The problematic query looks like this (in practice, it's used as a subquery, and the outer query aggregates the results):
SELECT
alternative,
snapshot_time,
SUM(column_1),
...
SUM(column_139)
FROM
my_table
CROSS JOIN
[table containing 24 unix timestamps] timestamps
WHERE last_updated_time < timestamps.snapshot_time
GROUP EACH BY alternative, user_id, snapshot_time
(Here's an example failed job: 124072386181:job_XF6MksqoItHNX94Z6FaKpuktGh4 )
I realize this query may be asking for trouble, but in this case, the table is only 22MB and the query results in under a million groups and it's still failing with "resources exceeded". Reducing the number of timestamps to process at once fixes the error, but I'm worried that I'll eventually hit a data scale large enough that this approach as a whole will stop working.
As you've guessed, BigQuery chooses a number of parallel workers (shards) for GROUP EACH and JOIN EACH queries based on the size of the tables being operated upon. It is a rough heuristic, but in practice, it works pretty well.
What is interesting about your query is that the GROUP EACH is being done over a larger table than the original table because of the expansion in the CROSS JOIN. Because of this, we choose a number of shards that is too small for your query.
To answer your specific questions:
Resources exceeded almost always means that a worker ran out of memory. This could be a shard or a mixer, in Dremel terms (mixers are the nodes in the computation tree that aggregate results. GROUP EACH BY pushes aggregation down to the shards, which are the leaves of the computation tree).
There isn't a good way to approximate the amount of resources available. This changes over time, with the goal that more of your queries should just work.
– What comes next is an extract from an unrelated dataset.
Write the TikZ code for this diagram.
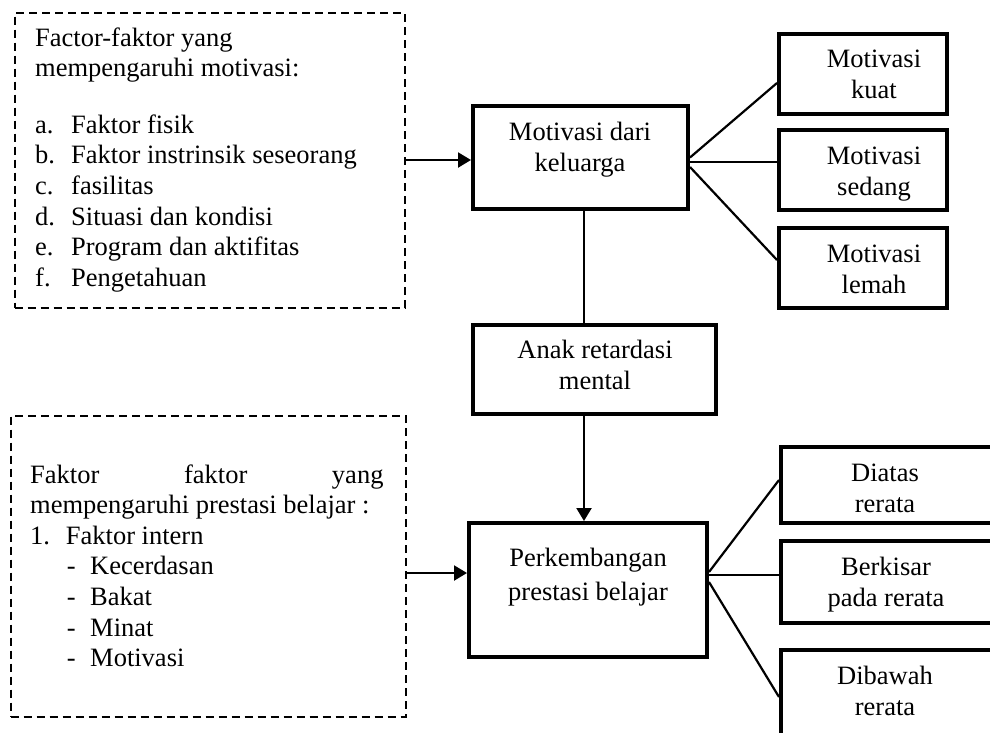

The number of shards is determined by the total bytes processed in the query. As you've noticed, this heuristic doesn't work well with joins that expand the underlying data sets. That said, there is active work underway to be smarter about how we pick the number of shards. To give you an idea of scale, your query got scheduled on only 20 shards, which is a tiny fraction of what a larger table would get.
As a workaround, you could save the intermediate result of the CROSS JOIN as a table, and running the GROUP EACH BY over that temporary table. That should let BigQuery use the expanded size when picking the number of shards. (if that doesn't work, please let me know, it is possible that we need to tweak our assignment thresholds).